FORMER US Ambassador to Israel, Richard Jones, who is currently Deputy Executive Director of the International Energy Agency, will be briefly returning to Israel next week to participate in the National Conference on Energy which will be held on Monday at the Hilton Hotel in Tel Aviv.
WHILE MANY Jerusalemites will be sitting down to a Purim meal today, members of the Jerusalem Rotary Club, which meets on Wednesdays at the YMCA, will be celebrating their 80th anniversary. The founding meeting of the Jerusalem Rotary Club took place on January 22, 1929 at the St. John’s hotel in the Old City with 21 charter members, most of whom were British. The first president was J.W. Crowfoot, a British archaeologist, and the secretary was Vladimir Wolfson, the manager of Shell Oil. The Jerusalem Rotary Club was founded three weeks minus one day after the founding of the Cairo Rotary Club. Both clubs were chartered on March 11, 1929, and each was the first in its country. Early members included Jews, Christians and Muslims. Religious, ethnic and national frictions did not intrude on meetings, and the spirit of goodwill and understanding among nations that prompted the founding of Rotary in Chicago in 1905 continues in Jerusalem, with members of different faiths and backgrounds coming together in mutual respect to work for the common good. The Jerusalem Rotary Club and the Haifa Rotary Club will get together in Jerusalem on March 26 to celebrate the Haifa Club’s 75th anniversary, and in June the District Convention of Rotary will celebrate the 80th anniversary of Rotary in Israel, and this event will also be held in Jerusalem.

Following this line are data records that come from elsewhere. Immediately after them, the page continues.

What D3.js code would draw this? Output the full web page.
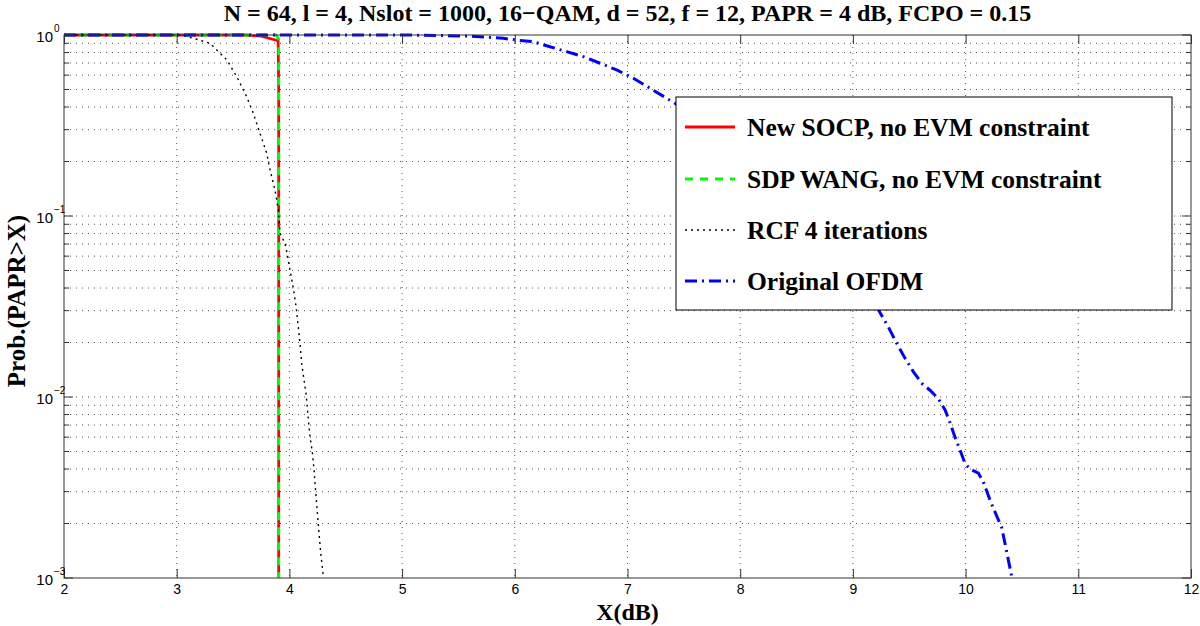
<!DOCTYPE html>
<html>
<head>
<meta charset="utf-8">
<script src="https://cdn.jsdelivr.net/npm/d3@7/dist/d3.min.js"></script>
<style>
  html, body { margin: 0; padding: 0; background: #fff; }
  svg { display: block; }
</style>
</head>
<body>
<svg id="chart" width="1200" height="626"></svg>
<script>
// ---- Data ----
const titleText = "N = 64, l = 4, Nslot = 1000, 16\u2212QAM, d = 52, f = 12, PAPR = 4 dB, FCPO = 0.15";
const xTicks = [2, 3, 4, 5, 6, 7, 8, 9, 10, 11, 12];
const yDecades = [-3, -2, -1, 0];

const socpX = [2, 3.6, 3.75, 3.9, 3.905, 3.905];
const socpY = [1, 1, 0.985, 0.93, 0.5, 0.001];

const sdpX = [2, 3.88, 3.905, 3.905];
const sdpY = [1, 1, 0.95, 0.001];

const rcfX = [2, 3.0, 3.06, 3.147, 3.295, 3.444, 3.532, 3.621, 3.68, 3.739, 3.799, 3.828, 3.872, 3.902, 3.917, 3.961, 3.982, 4.005, 4.035, 4.059, 4.079, 4.094, 4.109, 4.13, 4.147, 4.153, 4.168, 4.183, 4.203, 4.218, 4.233, 4.248, 4.263, 4.278, 4.301];
const rcfY = [1, 1, 0.99, 0.96, 0.90, 0.73, 0.59, 0.456, 0.369, 0.286, 0.222, 0.18, 0.139, 0.108, 0.080, 0.0706, 0.061, 0.0504, 0.0398, 0.0316, 0.0244, 0.0198, 0.0153, 0.0124, 0.0105, 0.0096, 0.0075, 0.0060, 0.0050, 0.0040, 0.0030, 0.0023, 0.00177, 0.00137, 0.00102];

const ofdmX = [2, 5.0, 5.3, 5.6, 5.898, 6.017, 6.164, 6.312, 6.46, 6.608, 6.756, 6.904, 7.052, 7.2, 7.348, 7.421, 7.6, 7.8, 8.0, 8.2, 8.4, 8.6, 8.8, 9.0, 9.226, 9.314, 9.389, 9.462, 9.536, 9.611, 9.684, 9.758, 9.817, 9.862, 9.906, 9.95, 9.994, 10.04, 10.113, 10.157, 10.216, 10.276, 10.32, 10.349, 10.379, 10.409, 10.42];
const ofdmY = [1, 1, 0.995, 0.986, 0.959, 0.937, 0.918, 0.861, 0.809, 0.759, 0.698, 0.641, 0.577, 0.508, 0.447, 0.42, 0.347, 0.275, 0.214, 0.162, 0.120, 0.087, 0.062, 0.0437, 0.0303, 0.0244, 0.0198, 0.0164, 0.0138, 0.0119, 0.0109, 0.0098, 0.0085, 0.0072, 0.0060, 0.0051, 0.0043, 0.0040, 0.0038, 0.0034, 0.0027, 0.0022, 0.0019, 0.00156, 0.00126, 0.00102, 0.001];

const seriesNames = ["New SOCP, no EVM constraint", "SDP WANG, no EVM constraint", "RCF 4 iterations", "Original OFDM"];

// ---- Layout ----
const L = 64, R = 1191, T = 35, B = 578;
const svg = d3.select("#chart");
const x = d3.scaleLinear().domain([2, 12]).range([L, R]);
const y = d3.scaleLog().domain([1e-3, 1]).range([B, T]);

const serif = "'Liberation Serif', 'Times New Roman', serif";
const sans = "'Liberation Sans', Arial, Helvetica, sans-serif";

// Grid
const grid = svg.append("g");
xTicks.slice(1, -1).forEach(v => {
  grid.append("line").attr("x1", x(v)).attr("x2", x(v)).attr("y1", T).attr("y2", B)
    .attr("stroke", "#555").attr("stroke-width", 1).attr("stroke-dasharray", "1,5");
});
const yGridVals = [];
yDecades.slice(0, -1).forEach(d => {
  for (let m = 1; m <= 9; m++) yGridVals.push(m * Math.pow(10, d));
});
yGridVals.forEach(v => {
  if (v <= 1e-3) return;
  grid.append("line").attr("x1", L).attr("x2", R).attr("y1", y(v)).attr("y2", y(v))
    .attr("stroke", "#555").attr("stroke-width", 1).attr("stroke-dasharray", "1,5");
});

// Clip
svg.append("defs").append("clipPath").attr("id", "clip")
  .append("rect").attr("x", L - 3).attr("y", T - 3).attr("width", R - L + 6).attr("height", B - T + 3);

const line = d3.line().x(d => x(d[0])).y(d => y(d[1]));
const plot = svg.append("g").attr("clip-path", "url(#clip)");
const zip = (a, b) => a.map((v, i) => [v, b[i]]);

const styles = [
  { color: "#ff0000", width: 2.8, dash: null },
  { color: "#00ff00", width: 2.8, dash: "8,7" },
  { color: "#000000", width: 1.4, dash: "2,4" },
  { color: "#0000ff", width: 3, dash: "12,5,2,5" }
];
const seriesData = [zip(socpX, socpY), zip(sdpX, sdpY), zip(rcfX, rcfY), zip(ofdmX, ofdmY)];

seriesData.forEach((d, i) => {
  const p = plot.append("path").attr("d", line(d)).attr("fill", "none")
    .attr("stroke", styles[i].color).attr("stroke-width", styles[i].width);
  if (styles[i].dash) p.attr("stroke-dasharray", styles[i].dash);
});

// Axes box & ticks
const axG = svg.append("g").attr("stroke", "#333").attr("stroke-width", 1);
axG.append("rect").attr("x", L).attr("y", T).attr("width", R - L).attr("height", B - T).attr("fill", "none");

const xAxisB = d3.axisBottom(x).tickValues(xTicks).tickSize(-9).tickPadding(6).tickFormat(d3.format("d"));
const gxb = svg.append("g").attr("transform", `translate(0,${B})`).call(xAxisB);
gxb.select(".domain").remove();
gxb.selectAll("line").attr("stroke", "#333");
gxb.selectAll("text").attr("font-family", sans).attr("font-size", 14).attr("fill", "#000");

const xAxisT = d3.axisTop(x).tickValues(xTicks).tickSize(-9).tickFormat("");
const gxt = svg.append("g").attr("transform", `translate(0,${T})`).call(xAxisT);
gxt.select(".domain").remove();
gxt.selectAll("line").attr("stroke", "#333");

// y ticks: major and minor, left and right
const yMajor = yDecades.map(d => Math.pow(10, d));
const yMinor = yGridVals.filter(v => !yMajor.some(m => Math.abs(m - v) < 1e-12));
[[L, 1], [R, -1]].forEach(([x0, dir]) => {
  yMajor.forEach(v => axG.append("line").attr("x1", x0).attr("x2", x0 + dir * 9).attr("y1", y(v)).attr("y2", y(v)));
  yMinor.forEach(v => axG.append("line").attr("x1", x0).attr("x2", x0 + dir * 5).attr("y1", y(v)).attr("y2", y(v)));
});

// y tick labels 10^k
const yl = svg.append("g");
yDecades.forEach(d => {
  const yy = y(Math.pow(10, d));
  yl.append("text").attr("x", 53).attr("y", yy + 7).attr("text-anchor", "end")
    .attr("font-family", sans).attr("font-size", 15).attr("fill", "#000").text("10");
  yl.append("text").attr("x", 54).attr("y", yy - 3).attr("text-anchor", "start")
    .attr("font-family", sans).attr("font-size", 10).attr("fill", "#000")
    .text(d === 0 ? "0" : "\u2212" + Math.abs(d));
});

// Title & labels
svg.append("text").attr("x", (L + R) / 2).attr("y", 21).attr("text-anchor", "middle")
  .attr("font-family", serif).attr("font-weight", "bold").attr("font-size", 24).attr("fill", "#000")
  .text(titleText);
svg.append("text").attr("x", (L + R) / 2).attr("y", 620).attr("text-anchor", "middle")
  .attr("font-family", serif).attr("font-weight", "bold").attr("font-size", 24).attr("fill", "#000")
  .text("X(dB)");
svg.append("text").attr("transform", `translate(25,301) rotate(-90)`).attr("text-anchor", "middle")
  .attr("font-family", serif).attr("font-weight", "bold").attr("font-size", 25).attr("fill", "#000")
  .text("Prob.(PAPR>X)");

// Legend
const lg = svg.append("g");
lg.append("rect").attr("x", 676).attr("y", 97).attr("width", 1172 - 676).attr("height", 310 - 97)
  .attr("fill", "#fff").attr("stroke", "#000").attr("stroke-width", 1);
const rowY = [127, 179, 230, 281];
seriesNames.forEach((name, i) => {
  const l = lg.append("line").attr("x1", 685).attr("x2", 735).attr("y1", rowY[i]).attr("y2", rowY[i])
    .attr("stroke", styles[i].color).attr("stroke-width", styles[i].width);
  if (styles[i].dash) l.attr("stroke-dasharray", styles[i].dash);
  lg.append("text").attr("x", 747).attr("y", rowY[i] + 9)
    .attr("font-family", serif).attr("font-weight", "bold").attr("font-size", 25.5).attr("fill", "#000")
    .text(name);
});
</script>
</body>
</html>
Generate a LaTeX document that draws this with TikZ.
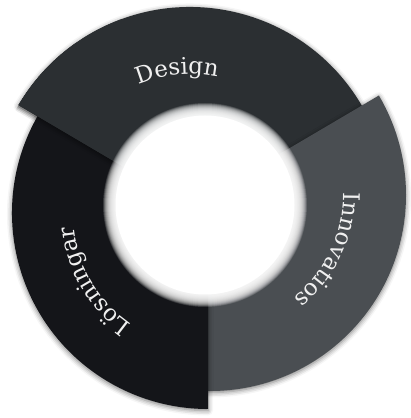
\documentclass[tikz,border=0pt]{standalone}
\usepackage{fontspec}
\setmainfont{DejaVu Serif}
\usetikzlibrary{calc,decorations.text,shadows.blur}
\definecolor{cDesign}{RGB}{43,47,50}
\definecolor{cInnov}{RGB}{74,78,82}
\definecolor{cLos}{RGB}{20,21,25}
\definecolor{cText}{RGB}{240,240,240}
\newcommand{\lblfont}{\fontsize{23}{27}\selectfont\color{cText}}
\newcommand{\designpath}{($(cD)+(28:199pt)$) arc[start angle=28, end angle=149.5, radius=199pt]
  -- ($(cD)+(149.5:60pt)$) arc[start angle=149.5, end angle=28, radius=60pt] -- cycle}
\tikzset{
  segshadow/.style={blur shadow={shadow blur radius=5pt, shadow xshift=0pt, shadow yshift=-1.5pt, shadow opacity=55}},
  ringlabel/.style={decorate, decoration={text along path, text align=center, text={#1}}}
}
\begin{document}
\begin{tikzpicture}[x=1pt,y=1pt]
\useasboundingbox (0,0) rectangle (410,418);
\coordinate (cD) at (190,212);
\coordinate (cI) at (210,223);
\coordinate (cL) at (208,205);
\coordinate (cH) at (205,213);
% Design
\path[fill=cDesign, segshadow] \designpath;
% Innovatios
\path[fill=cInnov, segshadow] ($(cI)+(-93:196pt)$) arc[start angle=-93, end angle=30.5, radius=196pt]
  -- ($(cI)+(30.5:60pt)$) arc[start angle=30.5, end angle=-93, radius=60pt] -- cycle;
% Loesningar
\path[fill=cLos, segshadow] ($(cL)+(147:196pt)$) arc[start angle=147, end angle=270, radius=196pt]
  -- ($(cL)+(270:60pt)$) arc[start angle=270, end angle=147, radius=60pt] -- cycle;
% Design again over the left joint
\begin{scope}
\clip (cD) -- ($(cD)+(125:199pt)$) arc[start angle=125, end angle=172, radius=199pt] -- cycle;
\path[fill=cDesign, segshadow] \designpath;
\end{scope}
\begin{scope}
\clip (cD) -- ($(cD)+(110:199pt)$) arc[start angle=110, end angle=172, radius=199pt] -- cycle;
\fill[cDesign] \designpath;
\end{scope}
% hole
\foreach \r in {102,101.5,...,90} \fill[white, fill opacity=0.12] (cH) circle[radius=\r pt];
\fill[white] (cH) circle[radius=89.5pt];
% labels
\path[ringlabel={|\lblfont|Design}] ($(cD)+(135.5:132pt)$) arc[start angle=135.5, end angle=55.5, radius=132pt];
\path[ringlabel={|\lblfont|Innovatios}] ($(cI)+(25:133pt)$) arc[start angle=25, end angle=-75, radius=133pt];
\path[ringlabel={|\lblfont|Lösningar}] ($(cL)+(260.7:135pt)$) arc[start angle=260.7, end angle=160.7, radius=135pt];
\end{tikzpicture}
\end{document}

IT SEEMS that being director-general of Beit Hatefutsoth is far from being a lifetime job. In less than a decade there have been three directors-general of the Museum of the Jewish Diaspora: David Alexander, Roni Finzi and Hasia Yizraeli. Despite the many compliments for her work during her three years of tenure, Yizraeli has decided to return to the Jewish Agency.
And now Beit Hatefutsoth can say that four people have held the post of director-general in less than a decade. The newest and current is Avinoam Armoni, who will take over from Yizraeli at the beginning of April. Yizraeli took over the running of the museum during its revamping and rehabilitation period, and played a major role in its reorganization and long term strategic plans. Admoni comes with good credentials. He was previously special adviser to the Edmund J. Safra Foundation and Vice President for external relations at the Hebrew University from which he had graduated in law several years earlier. He also has a second degree from Harvard University where he majored in macro-economics and urban management.